You want to resist the tehdency to anthropomorphise animals, but you argue for the animalising of the human subject. Why do you reject the first but accept the second?

Attempts to anthropomorphise animals usually come with attempts to fit them into an ‘acceptable’ frame of one kind or another: such as the definition of consciousness (can they reason?), or the circle of moral consideration (can they suffer?).  The problem with such attempts lies precisely in their exclusivity.  The Great Apes are thought to share many traits with human beings and, it is argued, should be accorded similar rights.  Therefore we should not subject chimpanzees to painful experiments or long periods of confinement in laboratories.  However, rats do not possess these traits; therefore, it is acceptable to experiment upon them.

Despite how it sounds, the animalising of the human is not an attempt to derogate human life (indeed, one would only think this on the assumption that animals are our inferiors).  It is rather an attempt to consider certain traits that we hold to be exclusively or eminently human as equally characteristic of other species.  For example, forms of language and tool use are now recognised in other species.  The other key distinction is between humans as ‘agents’, and animals as ‘patients’.  What happens if we think about animals as participants in the networks of relations that we form with them in (in farms, laboratories, and our homes), rather than simply passive recipients or subject to our will and actions upon them? 

 

In the book you seem gently to take Donna Haraway to task for not coming out against animal testing. Is the argument of the book intended to draw the reader towards any particular conclusions on this and other current social issues?
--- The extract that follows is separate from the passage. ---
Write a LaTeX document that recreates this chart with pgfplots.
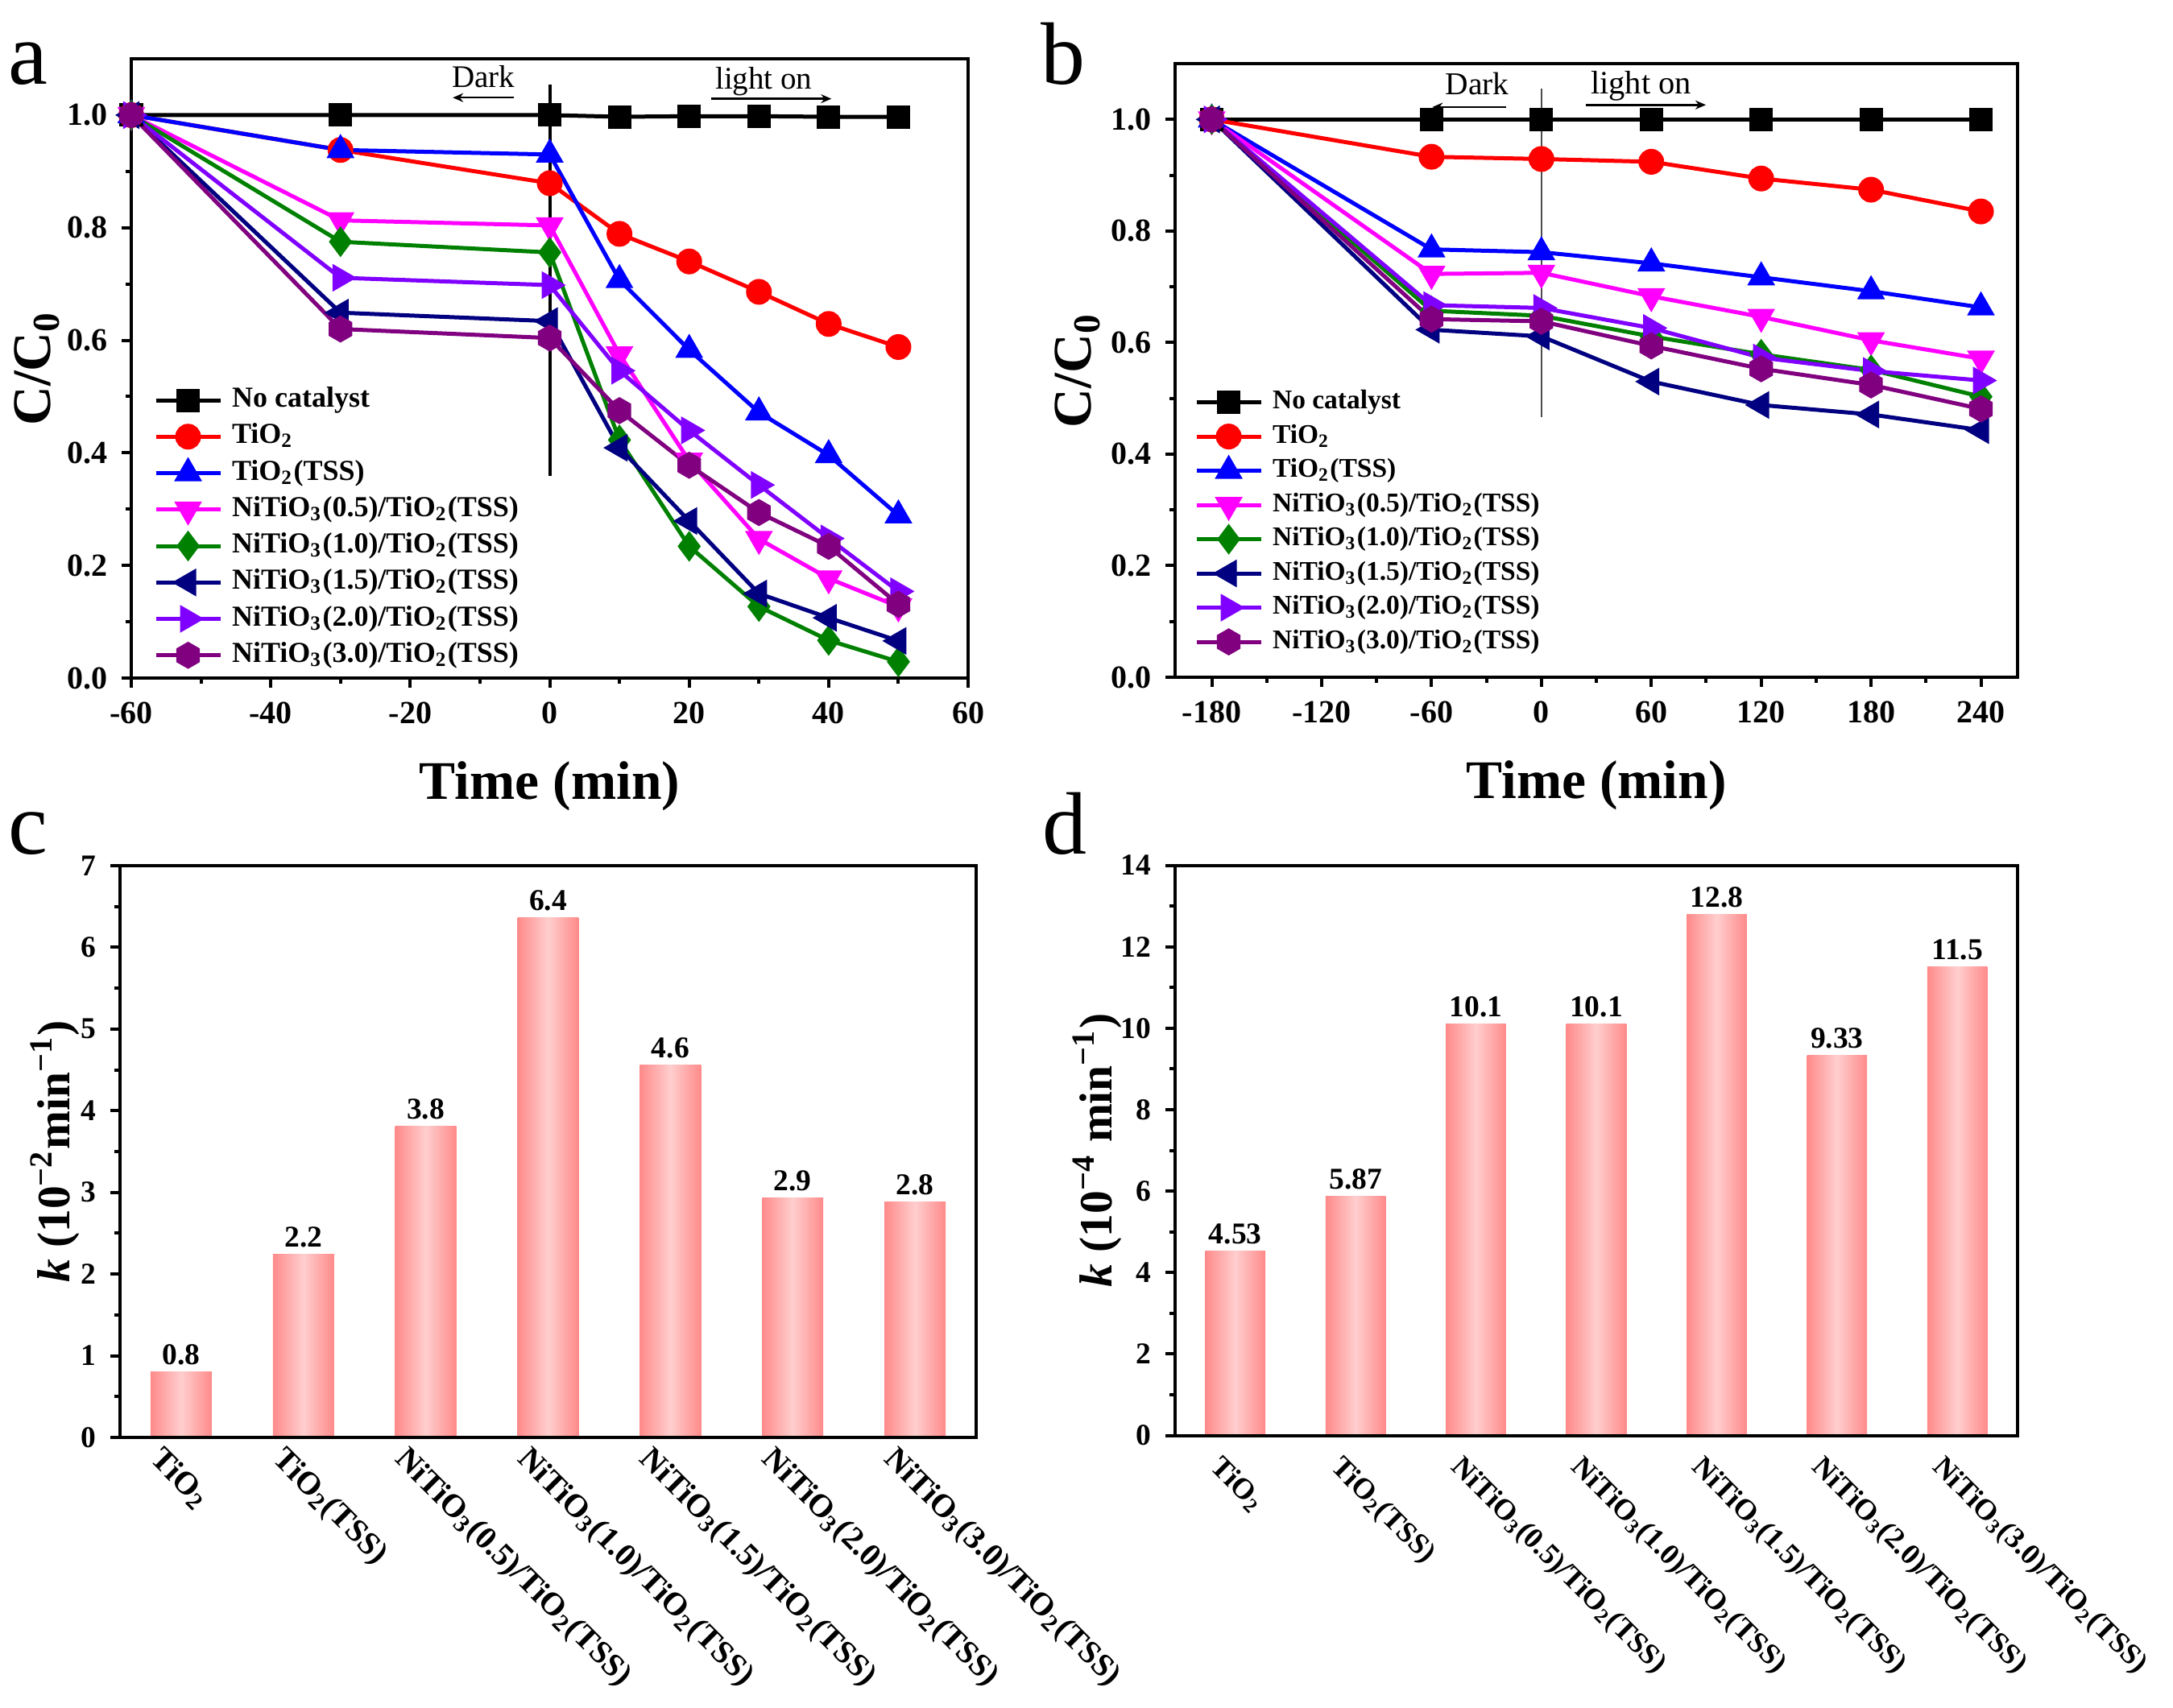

I wanted to see if I could write a book at least in part from the stance of an ‘animal advocate.’  When I discuss historical or contemporary instances of animal experimentation, I am immediately concerned with the accompanying attitudes towards it (morally, scientifically/biologically, etc.).  Insofar as I identify the lab-animal-human relation as one of violence, not a productive form of subjectivity (Haraway ponders the duality of the status of laboratory animals), the book does lean towards an ‘abolitionist’ view of the use of animals in scientific research. 

 

It is sometimes suggested that the status of the animal will be the next big civil rights issue for our society (some argue it already is). Where do you see things going in the years ahead?

There have already been major shifts, at least in certain countries, to the benefit of animals, such as the EU ban on cosmetics testing.  Other factors, not related directly to the animal rights movement, have also seen changes in our attitudes towards intensive farming: the problems of obesity in humans, and the spread of disease in farmed animals have encouraged a wider appreciation of what goes into our food.  I do not think it is a matter of there being a straightforward or enlightened trajectory towards the abolition of animal experimentation, since animal activism remains a marginal endeavour (as opposed to environmentalism, which has become more mainstream over the last two decades or so).  I think with the burgeoning interest in critical animal studies, it will be interesting to see what effect, if any, this has on the role that universities play in the perpetuation of animal research as the norm.  I would like to think that any intensification of research (and intensification of funding for ‘impactful’ research into major diseases such as cancer and heart disease) that uses animals, will be matched by an increase in scrutiny by both academics and the public of such practices.